Organizing the company’s leadership should also be done on the basis of merit, not blood, panelists said. Miller said his father had created a succession plan when Miller was just a kid, but made alternate plans should Miller not have an interest or aptitude in the business. As it was, Miller started on the sales floor and worked his way up, climbing through nearly every position along the way.

“I can walk through the dealership and know I’ve done almost all of the jobs there,” Miller said.

But even though he worked his way to the top and got bachelor’s and master’s degrees in addition, Miller said he had a much harder task to earn the respect of those who thought he was going to lead them simply by virtue of his last name.

“[Family members] really have that obligation to show excellence,” he said. “You have to think about how others are going to view you. … I think it’s up to the person in the role to confound those expectations.”

It can be difficult to keep family members happy when one person gets promoted over another, as well. Turner said she had no expectations of her catering company becoming a family business until her two sons approached her and her husband about taking over. She said they told their sons they would consider it on the condition that the sons learned every aspect of the business from the ground up. Ten years later, the company’s management board, which included Turner, determined the elder of the sons was more suited to run the company, causing some family contention. The decision and the younger brother’s subsequent decision to seek other ventures led to some contention within the business, as well, since the younger brother had been a more public face to the other employees, she said.
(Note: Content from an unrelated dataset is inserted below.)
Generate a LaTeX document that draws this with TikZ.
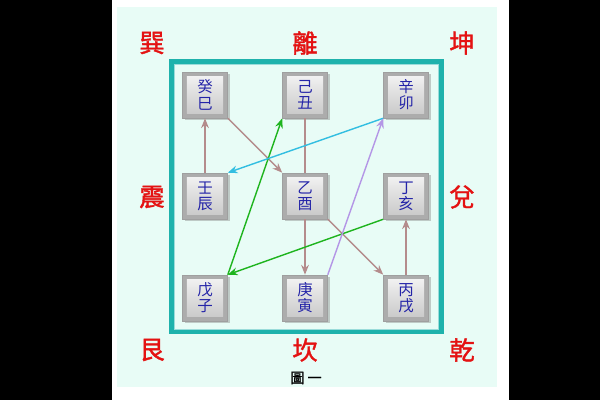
\documentclass[tikz,border=0pt]{standalone}
\usepackage{fontspec}
\newfontfamily\cjk{Noto Sans CJK TC}
\newfontfamily\cjkbf{Noto Sans CJK TC}[FakeBold=1.5]
\usetikzlibrary{shadows,arrows.meta}
\definecolor{panel}{RGB}{232,252,246}
\definecolor{frame}{RGB}{30,178,172}
\definecolor{gua}{RGB}{228,18,18}
\definecolor{ganzhi}{RGB}{36,36,168}
\definecolor{flow}{RGB}{180,140,140}
\definecolor{lvxian}{RGB}{30,180,30}
\definecolor{lanxian}{RGB}{50,190,225}
\definecolor{zixian}{RGB}{180,150,230}

\begin{document}
\begin{tikzpicture}[>={Stealth[length=7pt,width=5.5pt]},
    gz/.style={minimum width=1.125cm,minimum height=1.15cm,inner sep=0pt,fill=gray!65,draw=gray!75,
      drop shadow={shadow xshift=1.5pt,shadow yshift=-1.5pt,opacity=0.4},
      path picture={\shade[top color=gray!8,bottom color=gray!45]
        ([shift={(3.2pt,3.2pt)}]path picture bounding box.south west) rectangle
        ([shift={(-3.2pt,-3.2pt)}]path picture bounding box.north east);},
      text=ganzhi,font=\cjk\fontsize{11}{11.5}\selectfont,align=center},
    gua/.style={text=gua,font=\cjkbf\fontsize{18}{18}\selectfont},
    xian/.style={line width=1pt}]
    \useasboundingbox(0,0)rectangle(15,10);
    \fill[black](0,0)rectangle(15,10);
    \fill[white](2.8,0)rectangle(12.725,10);
    \fill[panel](2.925,0.325)rectangle(12.425,9.825);
    \draw[frame,line width=3pt](4.29,1.69)rectangle(11.04,8.46);
    \draw[frame!45,line width=0.7pt](4.36,1.76)rectangle(10.97,8.39);
    % 八卦
    \node[gua](xun) at(3.8,8.925){巽};
    \node[gua](li)  at(7.625,8.925){離};
    \node[gua](kun) at(11.55,8.925){坤};
    \node[gua](zhen)at(3.8,5.075){震};
    \node[gua](dui) at(11.55,5.075){兌};
    \node[gua](gen) at(3.8,1.25){艮};
    \node[gua](kan) at(7.625,1.25){坎};
    \node[gua](qian)at(11.55,1.25){乾};
    % 干支
    \node[gz](guisi)  at(5.125,7.625){癸\\巳};
    \node[gz](jichou) at(7.625,7.625){己\\丑};
    \node[gz](xinmao) at(10.15,7.625){辛\\卯};
    \node[gz](renchen)at(5.125,5.1){壬\\辰};
    \node[gz](yiyou)  at(7.625,5.1){乙\\酉};
    \node[gz](dinghai)at(10.15,5.1){丁\\亥};
    \node[gz](wuzi)   at(5.125,2.55){戊\\子};
    \node[gz](gengyin)at(7.625,2.55){庚\\寅};
    \node[gz](bingxu) at(10.15,2.55){丙\\戌};
    \draw[xian,flow,->](renchen.north)--(guisi.south);
    \draw[xian,flow,->](guisi.south east)--(yiyou.north west);
    \draw[xian,flow](jichou.south)--(yiyou.north);
    \draw[xian,flow,->](yiyou.south)--(gengyin.north);
    \draw[xian,flow,->](yiyou.south east)--(bingxu.north west);
    \draw[xian,flow,->](bingxu.north)--(dinghai.south);
    \draw[xian,lvxian,->](dinghai.south west)--(wuzi.north east);
    \draw[xian,lvxian,->](wuzi.north east)--(jichou.south west);
    \draw[xian,lanxian,->](xinmao.south west)--(renchen.north east);
    \draw[xian,zixian,->](gengyin.north east)--(xinmao.south west);
    \node(tu) at(7.65,0.55){\cjkbf\fontsize{10}{10}\selectfont 圖 一};
\end{tikzpicture}
\end{document}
The elder brother made a concentrated effort to meet and build relationships with every employee, said Turner, and the younger brother found another entrepreneurial venture for which he was perfectly suited.

“The relationship between brothers and between mother and son can now be rekindled because they’re both productive,” she said. “Be very sure if a family member is leaving [the company] that those who reported to that family member have confidence in the other family members and feel comfortable with the other family members.”

Succession can be difficult enough in a non-family business, or when there is a plan in place, but can make for a very rocky transition if there is no plan at all, said panelists. Within the succession plan, too, should be provisions about business equity or power based on how much various descendants worked within the company, rather than splitting it “equally” among children regardless of their time in the company.

“I think as a parent, you want to be fair, but fair and equal aren’t the same thing,” Kaddas said.

The panel was the first event through the Family-Owned Business Alliance, and more events will follow. Travis Millward, third-generation owner of the Millward Agency and founder of the Alliance, said he hopes these kinds of discussions will help owners who can often feel alone in the sometimes-thorny combination of business and emotional problems. This inaugural event was somewhat larger, with several dozen people in attendance, but Millward said businesses in the Alliance will be placed in smaller groups of eight to 10 people for more personalized discussions.

“It’s going to be a confidential, deep-dive discussion into what’s working, what’s not,” he said.